PROBLEM DETAILS
Reproduce the listing word for word, leaving every picture behind.

SUPPLIED INFORMATION
-- BEGIN --

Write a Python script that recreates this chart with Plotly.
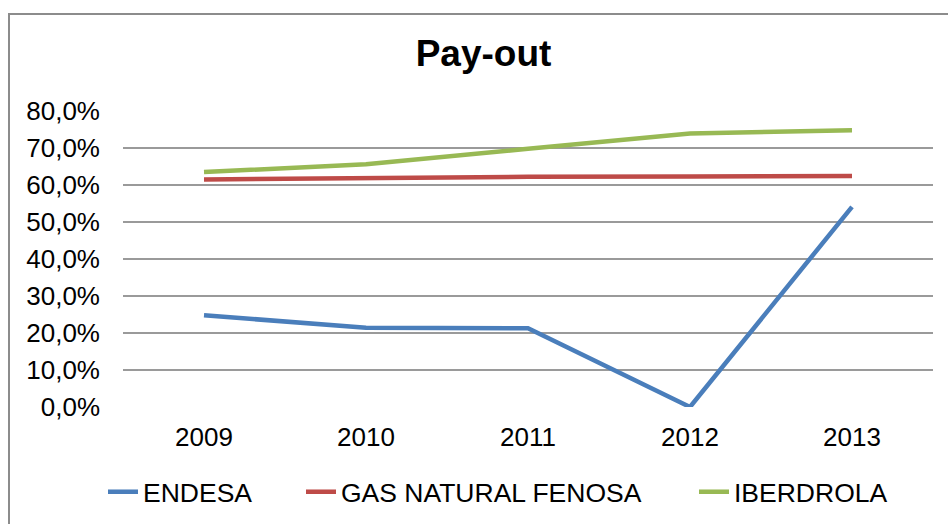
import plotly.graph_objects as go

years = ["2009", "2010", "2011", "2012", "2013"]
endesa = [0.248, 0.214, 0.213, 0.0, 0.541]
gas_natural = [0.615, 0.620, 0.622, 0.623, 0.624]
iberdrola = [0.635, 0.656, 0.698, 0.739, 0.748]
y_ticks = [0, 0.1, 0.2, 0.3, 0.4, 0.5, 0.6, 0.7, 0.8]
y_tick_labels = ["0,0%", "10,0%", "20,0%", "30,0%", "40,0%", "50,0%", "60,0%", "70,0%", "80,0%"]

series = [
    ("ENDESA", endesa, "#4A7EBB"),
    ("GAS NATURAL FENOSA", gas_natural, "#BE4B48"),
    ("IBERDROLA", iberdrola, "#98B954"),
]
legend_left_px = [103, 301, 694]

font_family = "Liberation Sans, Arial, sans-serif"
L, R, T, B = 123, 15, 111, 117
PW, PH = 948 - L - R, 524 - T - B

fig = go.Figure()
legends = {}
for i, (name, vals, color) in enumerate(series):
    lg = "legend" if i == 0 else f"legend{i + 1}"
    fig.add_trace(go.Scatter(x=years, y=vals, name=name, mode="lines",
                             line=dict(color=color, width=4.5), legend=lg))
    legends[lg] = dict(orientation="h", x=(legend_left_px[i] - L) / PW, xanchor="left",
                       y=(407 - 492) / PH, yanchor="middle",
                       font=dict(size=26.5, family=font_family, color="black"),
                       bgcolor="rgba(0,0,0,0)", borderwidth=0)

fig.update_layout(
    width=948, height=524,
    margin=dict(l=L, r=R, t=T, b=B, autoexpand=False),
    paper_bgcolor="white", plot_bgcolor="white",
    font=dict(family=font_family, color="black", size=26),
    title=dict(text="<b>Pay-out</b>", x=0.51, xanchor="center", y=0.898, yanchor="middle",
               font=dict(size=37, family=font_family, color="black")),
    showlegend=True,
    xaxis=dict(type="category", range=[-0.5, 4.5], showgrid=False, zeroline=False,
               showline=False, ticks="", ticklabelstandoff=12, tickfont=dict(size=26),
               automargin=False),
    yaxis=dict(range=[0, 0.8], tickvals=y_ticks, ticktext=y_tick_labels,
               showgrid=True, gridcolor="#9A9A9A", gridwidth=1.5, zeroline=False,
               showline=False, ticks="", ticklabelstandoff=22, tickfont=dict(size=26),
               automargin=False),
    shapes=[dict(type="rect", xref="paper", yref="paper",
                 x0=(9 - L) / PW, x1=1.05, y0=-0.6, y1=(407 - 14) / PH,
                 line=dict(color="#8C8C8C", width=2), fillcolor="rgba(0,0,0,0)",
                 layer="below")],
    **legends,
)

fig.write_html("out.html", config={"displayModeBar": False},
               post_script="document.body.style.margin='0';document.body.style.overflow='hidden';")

-- END --

RESULT
Write a Python script that recreates this chart with Plotly.
import plotly.graph_objects as go

years = ["2009", "2010", "2011", "2012", "2013"]
endesa = [0.248, 0.214, 0.213, 0.0, 0.541]
gas_natural = [0.615, 0.620, 0.622, 0.623, 0.624]
iberdrola = [0.635, 0.656, 0.698, 0.739, 0.748]
y_ticks = [0, 0.1, 0.2, 0.3, 0.4, 0.5, 0.6, 0.7, 0.8]
y_tick_labels = ["0,0%", "10,0%", "20,0%", "30,0%", "40,0%", "50,0%", "60,0%", "70,0%", "80,0%"]

series = [
    ("ENDESA", endesa, "#4A7EBB"),
    ("GAS NATURAL FENOSA", gas_natural, "#BE4B48"),
    ("IBERDROLA", iberdrola, "#98B954"),
]
legend_left_px = [103, 301, 694]

font_family = "Liberation Sans, Arial, sans-serif"
L, R, T, B = 123, 15, 111, 117
PW, PH = 948 - L - R, 524 - T - B

fig = go.Figure()
legends = {}
for i, (name, vals, color) in enumerate(series):
    lg = "legend" if i == 0 else f"legend{i + 1}"
    fig.add_trace(go.Scatter(x=years, y=vals, name=name, mode="lines",
                             line=dict(color=color, width=4.5), legend=lg))
    legends[lg] = dict(orientation="h", x=(legend_left_px[i] - L) / PW, xanchor="left",
                       y=(407 - 492) / PH, yanchor="middle",
                       font=dict(size=26.5, family=font_family, color="black"),
                       bgcolor="rgba(0,0,0,0)", borderwidth=0)

fig.update_layout(
    width=948, height=524,
    margin=dict(l=L, r=R, t=T, b=B, autoexpand=False),
    paper_bgcolor="white", plot_bgcolor="white",
    font=dict(family=font_family, color="black", size=26),
    title=dict(text="<b>Pay-out</b>", x=0.51, xanchor="center", y=0.898, yanchor="middle",
               font=dict(size=37, family=font_family, color="black")),
    showlegend=True,
    xaxis=dict(type="category", range=[-0.5, 4.5], showgrid=False, zeroline=False,
               showline=False, ticks="", ticklabelstandoff=12, tickfont=dict(size=26),
               automargin=False),
    yaxis=dict(range=[0, 0.8], tickvals=y_ticks, ticktext=y_tick_labels,
               showgrid=True, gridcolor="#9A9A9A", gridwidth=1.5, zeroline=False,
               showline=False, ticks="", ticklabelstandoff=22, tickfont=dict(size=26),
               automargin=False),
    shapes=[dict(type="rect", xref="paper", yref="paper",
                 x0=(9 - L) / PW, x1=1.05, y0=-0.6, y1=(407 - 14) / PH,
                 line=dict(color="#8C8C8C", width=2), fillcolor="rgba(0,0,0,0)",
                 layer="below")],
    **legends,
)

fig.write_html("out.html", config={"displayModeBar": False},
               post_script="document.body.style.margin='0';document.body.style.overflow='hidden';")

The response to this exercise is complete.